→ **Exercise aim**: Give the count of lines that include the string "LaTeX". Add nothing to it.

→ **Entries**:
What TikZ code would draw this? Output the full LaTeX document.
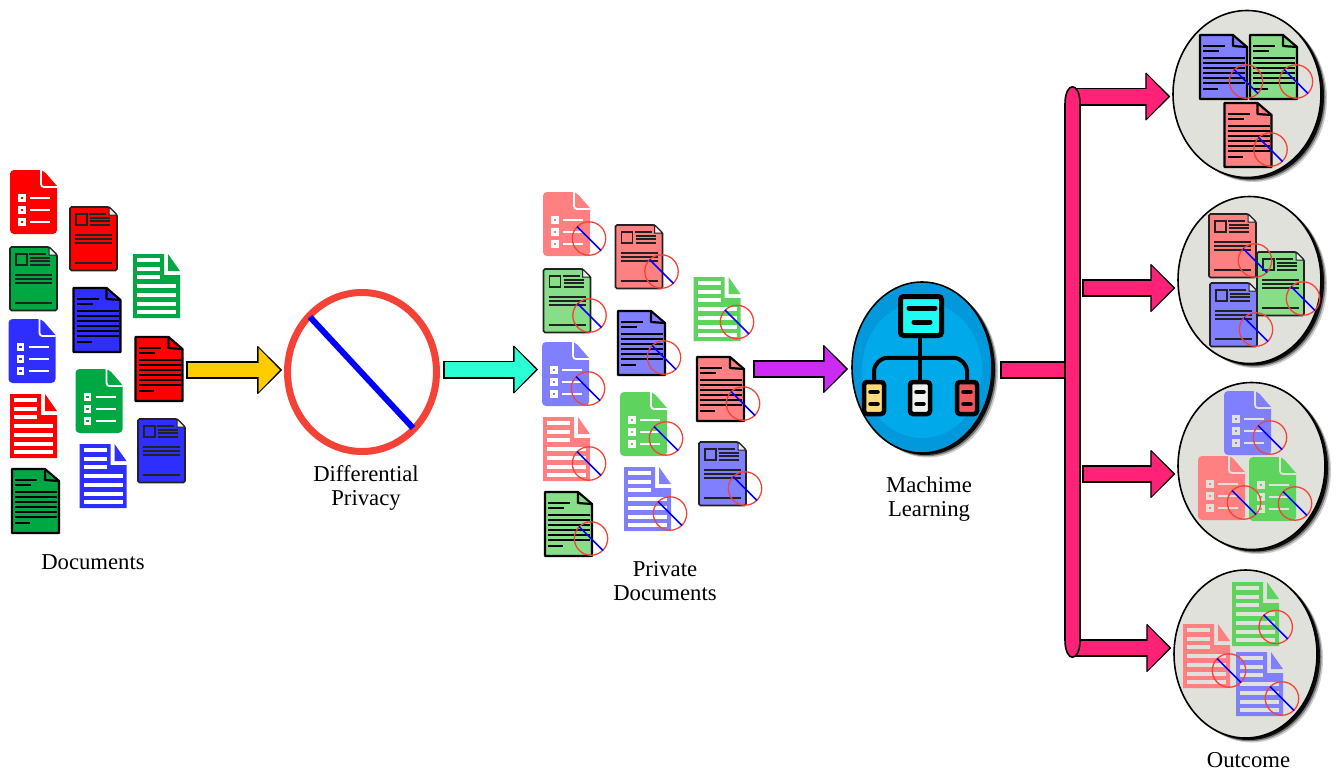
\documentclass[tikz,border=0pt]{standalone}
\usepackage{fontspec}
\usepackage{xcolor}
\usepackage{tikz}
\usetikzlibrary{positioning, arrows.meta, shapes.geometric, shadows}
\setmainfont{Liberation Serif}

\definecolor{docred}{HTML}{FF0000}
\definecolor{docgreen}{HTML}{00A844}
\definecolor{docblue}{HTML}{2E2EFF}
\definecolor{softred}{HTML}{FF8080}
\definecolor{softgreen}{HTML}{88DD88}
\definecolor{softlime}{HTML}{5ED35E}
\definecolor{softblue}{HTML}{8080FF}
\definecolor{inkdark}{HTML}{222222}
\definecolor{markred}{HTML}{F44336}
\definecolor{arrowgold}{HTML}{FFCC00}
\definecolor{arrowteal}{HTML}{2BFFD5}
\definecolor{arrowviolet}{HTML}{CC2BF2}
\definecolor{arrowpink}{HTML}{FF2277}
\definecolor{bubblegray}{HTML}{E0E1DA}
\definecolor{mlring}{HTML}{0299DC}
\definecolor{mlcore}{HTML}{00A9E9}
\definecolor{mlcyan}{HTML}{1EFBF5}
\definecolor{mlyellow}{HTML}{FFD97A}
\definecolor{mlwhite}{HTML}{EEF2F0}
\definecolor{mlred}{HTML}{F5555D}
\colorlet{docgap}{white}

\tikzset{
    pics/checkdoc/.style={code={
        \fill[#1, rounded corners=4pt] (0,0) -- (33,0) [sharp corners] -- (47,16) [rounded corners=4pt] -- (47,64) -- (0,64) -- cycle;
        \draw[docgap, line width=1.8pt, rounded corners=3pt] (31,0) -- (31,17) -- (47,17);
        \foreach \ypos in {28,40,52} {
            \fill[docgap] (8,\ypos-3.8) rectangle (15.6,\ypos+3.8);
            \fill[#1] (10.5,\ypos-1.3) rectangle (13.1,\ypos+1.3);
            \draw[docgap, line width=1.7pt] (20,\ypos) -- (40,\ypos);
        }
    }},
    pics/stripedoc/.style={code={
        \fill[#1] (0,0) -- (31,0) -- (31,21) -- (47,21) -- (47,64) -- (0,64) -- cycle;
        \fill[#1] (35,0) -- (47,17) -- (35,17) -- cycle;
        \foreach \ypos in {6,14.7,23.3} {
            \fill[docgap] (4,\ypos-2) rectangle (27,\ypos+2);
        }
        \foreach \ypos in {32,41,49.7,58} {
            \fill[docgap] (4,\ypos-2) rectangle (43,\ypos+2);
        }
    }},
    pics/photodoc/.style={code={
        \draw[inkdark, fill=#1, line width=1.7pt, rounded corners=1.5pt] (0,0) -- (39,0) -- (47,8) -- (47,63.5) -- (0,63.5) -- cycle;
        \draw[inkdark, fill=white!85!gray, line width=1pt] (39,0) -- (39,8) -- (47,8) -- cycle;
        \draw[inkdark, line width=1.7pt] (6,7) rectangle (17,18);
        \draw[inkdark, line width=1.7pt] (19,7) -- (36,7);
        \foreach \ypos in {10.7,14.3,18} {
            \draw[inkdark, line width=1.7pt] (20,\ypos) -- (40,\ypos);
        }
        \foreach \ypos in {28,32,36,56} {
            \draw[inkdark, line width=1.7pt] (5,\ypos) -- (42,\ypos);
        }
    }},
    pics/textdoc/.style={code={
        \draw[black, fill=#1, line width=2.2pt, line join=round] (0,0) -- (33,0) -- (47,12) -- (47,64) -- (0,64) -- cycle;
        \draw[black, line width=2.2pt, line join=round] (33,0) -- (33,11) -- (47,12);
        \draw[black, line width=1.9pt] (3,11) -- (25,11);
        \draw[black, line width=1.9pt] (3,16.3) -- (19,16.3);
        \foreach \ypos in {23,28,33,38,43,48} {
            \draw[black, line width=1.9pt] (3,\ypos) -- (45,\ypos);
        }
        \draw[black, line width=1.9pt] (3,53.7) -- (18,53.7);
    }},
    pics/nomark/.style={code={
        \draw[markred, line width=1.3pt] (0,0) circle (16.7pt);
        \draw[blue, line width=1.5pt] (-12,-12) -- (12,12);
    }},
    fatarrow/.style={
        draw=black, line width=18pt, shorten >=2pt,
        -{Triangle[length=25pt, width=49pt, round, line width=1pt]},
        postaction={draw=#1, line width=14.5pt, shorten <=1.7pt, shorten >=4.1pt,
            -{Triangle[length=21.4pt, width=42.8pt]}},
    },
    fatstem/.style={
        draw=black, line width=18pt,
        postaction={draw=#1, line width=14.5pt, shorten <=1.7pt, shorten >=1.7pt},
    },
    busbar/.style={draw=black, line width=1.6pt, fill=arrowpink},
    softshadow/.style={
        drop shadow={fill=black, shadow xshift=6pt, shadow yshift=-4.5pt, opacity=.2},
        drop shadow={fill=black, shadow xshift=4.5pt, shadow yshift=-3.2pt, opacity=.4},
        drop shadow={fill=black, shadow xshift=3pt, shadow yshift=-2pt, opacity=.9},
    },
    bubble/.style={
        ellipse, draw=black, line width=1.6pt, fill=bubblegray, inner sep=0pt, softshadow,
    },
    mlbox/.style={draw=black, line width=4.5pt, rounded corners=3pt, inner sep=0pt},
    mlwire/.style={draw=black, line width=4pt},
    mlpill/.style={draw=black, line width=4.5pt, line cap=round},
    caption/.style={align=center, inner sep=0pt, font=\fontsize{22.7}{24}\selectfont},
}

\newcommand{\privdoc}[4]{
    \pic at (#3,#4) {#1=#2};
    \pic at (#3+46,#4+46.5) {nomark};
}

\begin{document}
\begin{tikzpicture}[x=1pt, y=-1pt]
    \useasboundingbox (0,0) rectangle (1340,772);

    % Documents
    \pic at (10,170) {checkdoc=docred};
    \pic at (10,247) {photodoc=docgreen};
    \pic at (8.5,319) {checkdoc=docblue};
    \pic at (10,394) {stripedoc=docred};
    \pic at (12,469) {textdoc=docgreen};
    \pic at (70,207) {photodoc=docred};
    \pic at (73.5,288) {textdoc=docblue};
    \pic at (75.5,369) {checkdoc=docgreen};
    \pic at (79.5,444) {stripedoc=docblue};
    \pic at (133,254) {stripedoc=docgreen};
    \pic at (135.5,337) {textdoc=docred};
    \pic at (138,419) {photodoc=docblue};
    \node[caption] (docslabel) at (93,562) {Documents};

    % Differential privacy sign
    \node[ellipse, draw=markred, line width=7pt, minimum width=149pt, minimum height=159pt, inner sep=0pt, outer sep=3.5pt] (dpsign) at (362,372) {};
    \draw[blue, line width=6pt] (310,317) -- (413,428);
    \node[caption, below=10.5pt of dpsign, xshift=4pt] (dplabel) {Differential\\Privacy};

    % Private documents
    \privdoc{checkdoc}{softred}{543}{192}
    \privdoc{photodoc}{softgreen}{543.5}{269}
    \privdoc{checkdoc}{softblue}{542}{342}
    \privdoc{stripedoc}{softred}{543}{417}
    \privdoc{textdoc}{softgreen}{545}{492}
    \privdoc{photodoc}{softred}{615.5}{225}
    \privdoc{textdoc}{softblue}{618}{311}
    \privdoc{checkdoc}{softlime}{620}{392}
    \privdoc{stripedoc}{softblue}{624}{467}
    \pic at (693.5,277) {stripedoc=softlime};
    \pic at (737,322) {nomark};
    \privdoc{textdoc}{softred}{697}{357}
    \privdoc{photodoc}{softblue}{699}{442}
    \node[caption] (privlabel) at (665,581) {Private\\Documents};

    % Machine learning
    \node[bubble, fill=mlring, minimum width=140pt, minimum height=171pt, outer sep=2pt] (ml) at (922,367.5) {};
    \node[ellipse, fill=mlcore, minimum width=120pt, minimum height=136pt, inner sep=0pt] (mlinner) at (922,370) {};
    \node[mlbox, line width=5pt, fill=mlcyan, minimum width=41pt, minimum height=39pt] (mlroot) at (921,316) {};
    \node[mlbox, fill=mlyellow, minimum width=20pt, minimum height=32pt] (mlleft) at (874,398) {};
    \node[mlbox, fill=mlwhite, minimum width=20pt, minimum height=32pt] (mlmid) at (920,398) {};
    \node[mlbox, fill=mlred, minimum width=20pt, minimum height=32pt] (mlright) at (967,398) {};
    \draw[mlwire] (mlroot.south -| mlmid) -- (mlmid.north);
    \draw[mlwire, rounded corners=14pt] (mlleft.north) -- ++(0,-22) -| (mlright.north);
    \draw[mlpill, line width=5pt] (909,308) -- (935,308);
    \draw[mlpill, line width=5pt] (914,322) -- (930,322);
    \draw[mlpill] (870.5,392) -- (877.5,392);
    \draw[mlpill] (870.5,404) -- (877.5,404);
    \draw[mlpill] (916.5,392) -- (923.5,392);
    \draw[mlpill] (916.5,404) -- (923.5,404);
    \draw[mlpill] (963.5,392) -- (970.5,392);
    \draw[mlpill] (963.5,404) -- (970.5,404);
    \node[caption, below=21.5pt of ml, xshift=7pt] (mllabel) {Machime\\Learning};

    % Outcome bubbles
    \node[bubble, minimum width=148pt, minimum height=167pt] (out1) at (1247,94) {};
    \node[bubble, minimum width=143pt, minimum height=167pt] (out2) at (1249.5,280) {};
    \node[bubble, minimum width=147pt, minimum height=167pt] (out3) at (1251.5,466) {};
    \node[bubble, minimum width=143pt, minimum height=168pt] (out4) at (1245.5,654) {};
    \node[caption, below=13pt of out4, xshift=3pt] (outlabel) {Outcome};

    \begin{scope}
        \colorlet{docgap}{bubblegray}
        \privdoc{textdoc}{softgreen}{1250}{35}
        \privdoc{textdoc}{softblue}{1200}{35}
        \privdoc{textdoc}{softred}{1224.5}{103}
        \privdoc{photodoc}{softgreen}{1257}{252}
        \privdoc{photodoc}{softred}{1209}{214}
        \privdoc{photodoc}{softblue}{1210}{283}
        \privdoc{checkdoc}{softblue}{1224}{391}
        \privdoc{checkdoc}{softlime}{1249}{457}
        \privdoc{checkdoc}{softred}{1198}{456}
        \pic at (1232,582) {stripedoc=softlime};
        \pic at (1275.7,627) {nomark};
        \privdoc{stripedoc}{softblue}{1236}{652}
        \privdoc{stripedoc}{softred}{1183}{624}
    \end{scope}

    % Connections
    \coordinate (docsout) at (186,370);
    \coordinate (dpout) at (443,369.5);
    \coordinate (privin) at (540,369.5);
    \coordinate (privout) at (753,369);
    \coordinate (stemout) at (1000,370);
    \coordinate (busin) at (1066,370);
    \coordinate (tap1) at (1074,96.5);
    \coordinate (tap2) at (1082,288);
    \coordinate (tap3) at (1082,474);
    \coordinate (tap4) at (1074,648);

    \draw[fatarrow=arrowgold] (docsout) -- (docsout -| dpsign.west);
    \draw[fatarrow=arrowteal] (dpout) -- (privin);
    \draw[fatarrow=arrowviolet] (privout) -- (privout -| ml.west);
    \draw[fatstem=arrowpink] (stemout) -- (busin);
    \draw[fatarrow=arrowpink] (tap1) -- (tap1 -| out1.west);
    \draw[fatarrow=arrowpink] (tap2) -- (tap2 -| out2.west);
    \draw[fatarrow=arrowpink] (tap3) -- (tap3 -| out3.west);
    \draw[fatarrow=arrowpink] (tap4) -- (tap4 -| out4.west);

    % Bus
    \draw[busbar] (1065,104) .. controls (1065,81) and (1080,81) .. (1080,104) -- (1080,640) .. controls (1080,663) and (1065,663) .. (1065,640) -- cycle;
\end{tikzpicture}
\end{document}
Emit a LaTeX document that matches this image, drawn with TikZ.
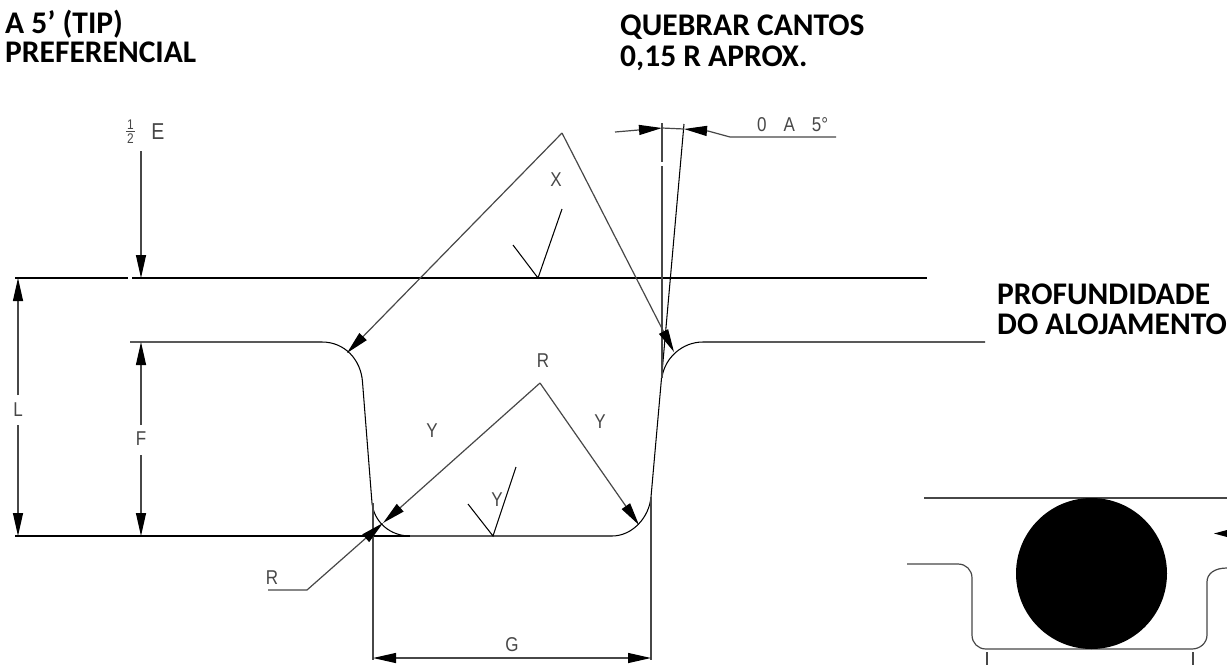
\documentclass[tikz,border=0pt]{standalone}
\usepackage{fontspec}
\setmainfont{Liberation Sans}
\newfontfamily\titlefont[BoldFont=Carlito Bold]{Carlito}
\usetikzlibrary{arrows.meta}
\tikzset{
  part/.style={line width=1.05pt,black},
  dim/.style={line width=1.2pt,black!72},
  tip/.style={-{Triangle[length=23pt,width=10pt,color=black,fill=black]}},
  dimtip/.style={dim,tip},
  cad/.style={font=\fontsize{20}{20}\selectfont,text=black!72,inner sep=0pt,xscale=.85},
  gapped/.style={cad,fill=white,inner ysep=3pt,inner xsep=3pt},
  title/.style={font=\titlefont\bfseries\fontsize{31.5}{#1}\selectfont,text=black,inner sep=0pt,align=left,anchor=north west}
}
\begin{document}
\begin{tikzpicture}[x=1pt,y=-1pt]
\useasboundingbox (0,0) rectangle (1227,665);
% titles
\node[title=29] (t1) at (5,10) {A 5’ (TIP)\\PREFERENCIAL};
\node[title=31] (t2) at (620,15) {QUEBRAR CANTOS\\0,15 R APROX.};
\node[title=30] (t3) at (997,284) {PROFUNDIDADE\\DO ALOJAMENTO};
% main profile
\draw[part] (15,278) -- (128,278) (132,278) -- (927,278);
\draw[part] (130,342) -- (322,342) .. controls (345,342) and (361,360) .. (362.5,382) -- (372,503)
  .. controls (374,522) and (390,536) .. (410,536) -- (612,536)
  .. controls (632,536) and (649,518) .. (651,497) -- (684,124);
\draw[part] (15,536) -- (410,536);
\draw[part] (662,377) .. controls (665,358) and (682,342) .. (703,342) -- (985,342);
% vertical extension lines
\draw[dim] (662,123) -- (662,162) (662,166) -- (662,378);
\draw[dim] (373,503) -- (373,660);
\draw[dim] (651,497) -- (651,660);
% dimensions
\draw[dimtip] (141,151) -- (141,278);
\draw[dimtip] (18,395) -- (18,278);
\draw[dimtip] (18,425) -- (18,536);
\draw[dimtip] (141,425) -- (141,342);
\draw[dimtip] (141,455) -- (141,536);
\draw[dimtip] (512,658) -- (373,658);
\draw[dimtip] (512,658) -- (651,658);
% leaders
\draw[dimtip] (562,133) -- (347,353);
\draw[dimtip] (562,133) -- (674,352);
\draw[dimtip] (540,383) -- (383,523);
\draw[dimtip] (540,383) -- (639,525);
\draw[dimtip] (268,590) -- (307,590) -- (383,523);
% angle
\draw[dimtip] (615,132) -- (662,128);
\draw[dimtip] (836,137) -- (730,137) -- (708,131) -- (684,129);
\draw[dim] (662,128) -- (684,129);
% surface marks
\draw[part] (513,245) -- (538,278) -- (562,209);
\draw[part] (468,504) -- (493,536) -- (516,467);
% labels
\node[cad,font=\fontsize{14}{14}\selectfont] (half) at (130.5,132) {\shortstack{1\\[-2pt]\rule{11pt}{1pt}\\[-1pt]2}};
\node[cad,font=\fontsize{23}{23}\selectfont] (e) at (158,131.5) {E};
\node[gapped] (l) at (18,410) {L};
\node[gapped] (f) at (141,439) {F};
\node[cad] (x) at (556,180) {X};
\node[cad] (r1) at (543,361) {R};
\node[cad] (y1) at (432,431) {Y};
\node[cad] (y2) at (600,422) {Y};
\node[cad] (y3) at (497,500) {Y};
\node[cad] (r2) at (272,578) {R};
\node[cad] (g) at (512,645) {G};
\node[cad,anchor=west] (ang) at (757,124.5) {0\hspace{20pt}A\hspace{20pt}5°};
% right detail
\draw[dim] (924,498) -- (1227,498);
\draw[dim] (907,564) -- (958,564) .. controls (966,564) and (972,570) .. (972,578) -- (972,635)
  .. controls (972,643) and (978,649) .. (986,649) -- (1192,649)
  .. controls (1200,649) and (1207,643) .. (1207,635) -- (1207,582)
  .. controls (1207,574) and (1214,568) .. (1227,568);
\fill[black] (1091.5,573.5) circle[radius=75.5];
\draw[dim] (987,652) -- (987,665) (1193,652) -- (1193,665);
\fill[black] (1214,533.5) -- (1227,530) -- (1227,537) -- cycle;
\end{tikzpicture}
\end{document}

→ **Written response**: 2